The Susan Carter storyline remains a good example of the new ways of the genre, for it seems unlikely that a political point was being made about severe sentencing. She went down in the hope that the audience would go up. In the same way, the death of Mark Hebden contained odd vestiges of didacticism - a lecture on how Caroline's riding hat saved her, the worry that Mark was using a car phone when he crashed - but has otherwise merely provided narrative adrenalin.

The danger for The Archers is that - as Brookside demonstrates - dramatic incident becomes addictive. In this fictional Liverpool, Jimmy Corkhill, the local barman, crazed with cocaine, sent to their graves in a road crash Frank Rogers, on his wedding day and, after several weeks in a coma, young Tony Dixon. Trevor Jordache, carving-knifed by his wife when he assaulted her after sexually abusing a second daughter, is buried in the back garden, the digging and paving done by the window cleaner.

Beth, his older daughter, spurning the boy next door after discovering his past as a rapist, is now sleeping with the girl next door, who shares a house with the widow of an MP who committed suicide after defrauding his company pension fund. Oh, and Simon, the petrol pump attendant, has revealed himself to be the Risen Christ and established a sinister religious and sexual sect in a semi-detached.

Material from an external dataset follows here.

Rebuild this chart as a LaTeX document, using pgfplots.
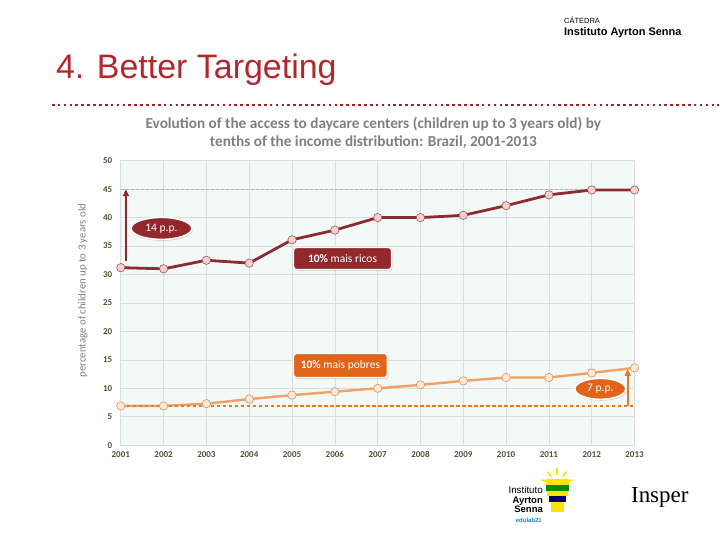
\documentclass[border=0pt]{standalone}
\usepackage{pgfplots}
\pgfplotsset{compat=1.18}
\usepackage{fontspec}
\setmainfont{Carlito}
\newfontfamily\arial{Liberation Sans}
\newfontfamily\serifrm{Liberation Serif}
\usetikzlibrary{arrows.meta,shadows,shapes.geometric}

\definecolor{richline}{HTML}{8B2C30}
\definecolor{richfill}{HTML}{F6CFCF}
\definecolor{richbox}{HTML}{93282C}
\definecolor{poorline}{HTML}{F4A062}
\definecolor{poorfill}{HTML}{FDE9DC}
\definecolor{poorbox}{HTML}{E0641A}
\definecolor{poordash}{HTML}{E07B2A}
\definecolor{titlered}{HTML}{B0282D}
\definecolor{subgray}{HTML}{7F7F7F}
\definecolor{tickcol}{HTML}{4B5230}
\definecolor{gridcol}{HTML}{D9DEDB}
\definecolor{plotbg}{HTML}{F3F9F6}

\begin{document}
\begin{tikzpicture}[x=1pt,y=1pt]
\path (0,0) rectangle (720,540);

% header
\node[anchor=base west,inner sep=0,font=\arial\fontsize{7.5}{8}\selectfont] at (565,516) {CÁTEDRA};
\node[anchor=base west,inner sep=0,font=\arial\bfseries\fontsize{11}{12}\selectfont] at (565,504) {Instituto Ayrton Senna};
\node[anchor=base west,inner sep=0,text=titlered,font=\arial\fontsize{34}{36}\selectfont] at (56,461) {4. Better Targeting};
\draw[titlered!90!black,line width=2.6pt,dash pattern=on 2.6pt off 3.3pt] (52,435) -- (720,435);

% subtitle
\node[align=center,text=subgray,font=\bfseries\fontsize{15.3}{18}\selectfont] at (374,407)
  {Evolution of the access to daycare centers (children up to 3 years old) by\\tenths of the income distribution: Brazil, 2001-2013};

% y label
\node[rotate=90,text=subgray,font=\fontsize{10.8}{11}\selectfont] at (83,249) {percentage of children up to 3 years old};

\begin{axis}[
  at={(121pt,94pt)}, anchor=south west,
  scale only axis, width=514.7pt, height=285pt,
  xmin=2001, xmax=2013, ymin=0, ymax=50,
  xtick={2001,2002,...,2013},
  xticklabels={2001,2002,2003,2004,2005,2006,2007,2008,2009,2010,2011,2012,2013},
  ytick={0,5,...,50},
  yticklabels={0,5,10,15,20,25,30,35,40,45,50},
  major tick length=0pt,
  grid=major,
  major grid style={gridcol,line width=0.6pt},
  axis line style={gridcol,line width=0.6pt},
  axis background/.style={fill=plotbg},
  ticklabel style={text=tickcol,font=\bfseries\fontsize{9}{9}\selectfont},
  yticklabel style={xshift=-5pt},
  xticklabel style={yshift=-3pt},
  clip=false,
]
% reference lines
\addplot[gray!60,line width=1pt,dash pattern=on 3pt off 2pt] coordinates {(2001,45) (2013,45)};

% 10% richest
\addplot[richline,line width=2.8pt,mark=*,mark size=4.2pt,
  mark options={fill=richfill,draw=richline!80,line width=0.6pt}] coordinates {
  (2001,31.2) (2002,31.0) (2003,32.5) (2004,32.0) (2005,36.1) (2006,37.8) (2007,40.0)
  (2008,40.0) (2009,40.4) (2010,42.1) (2011,44.0) (2012,44.85) (2013,44.85)};

% 10% poorest
\addplot[poorline,line width=2.4pt,mark=*,mark size=4.2pt,
  mark options={fill=poorfill,draw=poorline!90!black,line width=0.6pt}] coordinates {
  (2001,6.9) (2002,6.9) (2003,7.3) (2004,8.1) (2005,8.8) (2006,9.4) (2007,10.0)
  (2008,10.6) (2009,11.3) (2010,11.9) (2011,11.9) (2012,12.7) (2013,13.6)};

\addplot[poordash,line width=1.6pt,dash pattern=on 3.5pt off 2.5pt] coordinates {(2001,6.9) (2013,6.9)};

% annotations
\draw[richline,line width=1.8pt,-{Triangle[width=6pt,length=7pt]}] (axis cs:2001.12,32.3) -- (axis cs:2001.12,45);
\draw[poordash,line width=1.8pt,-{Triangle[width=6pt,length=7pt]}] (axis cs:2012.84,6.9) -- (axis cs:2012.84,13.4);

\node[ellipse,fill=richbox,draw=white,line width=1.5pt,minimum width=61pt,minimum height=22pt,inner sep=1pt,
  drop shadow={opacity=0.3,shadow xshift=1pt,shadow yshift=-1.5pt},
  text=white,font=\fontsize{11.5}{12}\selectfont] at (axis cs:2001.95,38.1) {14 p.p.};
\node[rectangle,rounded corners=3pt,fill=richbox,draw=white,line width=1.2pt,minimum width=98pt,minimum height=22pt,
  drop shadow={opacity=0.3,shadow xshift=1pt,shadow yshift=-1.5pt},
  text=white,font=\fontsize{11.5}{12}\selectfont] at (axis cs:2006.18,32.8) {\textbf{10\%} mais ricos};
\node[rectangle,rounded corners=3pt,fill=poorbox,draw=white,line width=1.2pt,minimum width=94pt,minimum height=24pt,
  drop shadow={opacity=0.3,shadow xshift=1pt,shadow yshift=-1.5pt},
  text=white,font=\fontsize{11.5}{12}\selectfont] at (axis cs:2006.13,14.0) {\textbf{10\%} mais pobres};
\node[ellipse,fill=poorbox,draw=white,line width=1.5pt,minimum width=51pt,minimum height=21pt,inner sep=1pt,
  drop shadow={opacity=0.3,shadow xshift=1pt,shadow yshift=-1.5pt},
  text=white,font=\fontsize{11.5}{12}\selectfont] at (axis cs:2012.2,9.9) {7 p.p.};
\end{axis}

% logos
\node[anchor=base east,inner sep=0,font=\arial\fontsize{9.8}{10}\selectfont] at (544,46) {Instituto};
\node[anchor=base east,inner sep=0,font=\arial\bfseries\fontsize{9.5}{10}\selectfont] at (544,36) {Ayrton};
\node[anchor=base east,inner sep=0,font=\arial\bfseries\fontsize{9.5}{10}\selectfont] at (544,26.5) {Senna};
\node[anchor=base east,inner sep=0,text=cyan!70!blue,font=\arial\bfseries\fontsize{6}{6}\selectfont] at (543,17) {edulab21};
\begin{scope}[line cap=round]
  \draw[yellow!85!orange,line width=1.8pt] (558,71) -- (558,65) (549,67) -- (552,63) (567,67) -- (564,63) (543,59) -- (547,58) (573,59) -- (569,58);
  \fill[yellow!85!orange] (547,54) rectangle (570,60);
  \fill[green!55!black] (547,48) rectangle (570,54);
  \fill[yellow!85!orange] (548,43) rectangle (569,48);
  \fill[blue!40!black] (550,37) rectangle (567,43);
  \fill[yellow!85!orange] (552,27) rectangle (565,37);
\end{scope}
\node[anchor=base,inner sep=0,font=\serifrm\fontsize{23}{24}\selectfont] at (661,37) {Insper};
\end{tikzpicture}
\end{document}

It may be worth pointing out here that Brookside began with the promise, fulfilled for some years, to be the most realistic of British soap operas. It has been an academy for star talent, providing, for example, the writer of last year's ITV hit Cracker and the star of the last Ken Loach film Raining Stones. The original scenes last year involving Trevor Jordache's violence to his family featured some of the best acting and writing in television drama for years.

But Brookside is now an awful warning of the dangers of plot addiction; as high on storylines as Jimmy Corkhill is on coke. Serious issues are now avoided. The dilemma of whether the persistently vegetative Tony Dixon should be taken off his life-support machine - a sequence echoing the real Liverpool's real Tony Bland - was avoided by a sudden natural seizure. The tragedy of Mandy Jordache as a victim of domestic violence is now played for grave-digging farce.

I have - here is my own dramatic final scene confession - watched nearly every episode of Brookside in 12 years and many twice. The current overloaded episodes are vivid and riveting viewing, and I want to see if the messianic petrol pump attendant does a David Koresh at No 5 with firelighters from Ron Dixon's shop.

But it must tell us something about the pressures on British broadcasting that the once bleakly realist Brookside Close is now apparently twinned with Twin Peaks, the Middle American Babylon of David Lynch's landmark television drama. (Poor old Emmerdale on ITV has just had a plane landing on it, in apparent homage to Lockerbie.)

This is the way of the world now, even for ordinary folk. Just don't be surprised if Mark Hebden's fatal car crash turns out to have been caused by Lynda Snell, high on cocaine.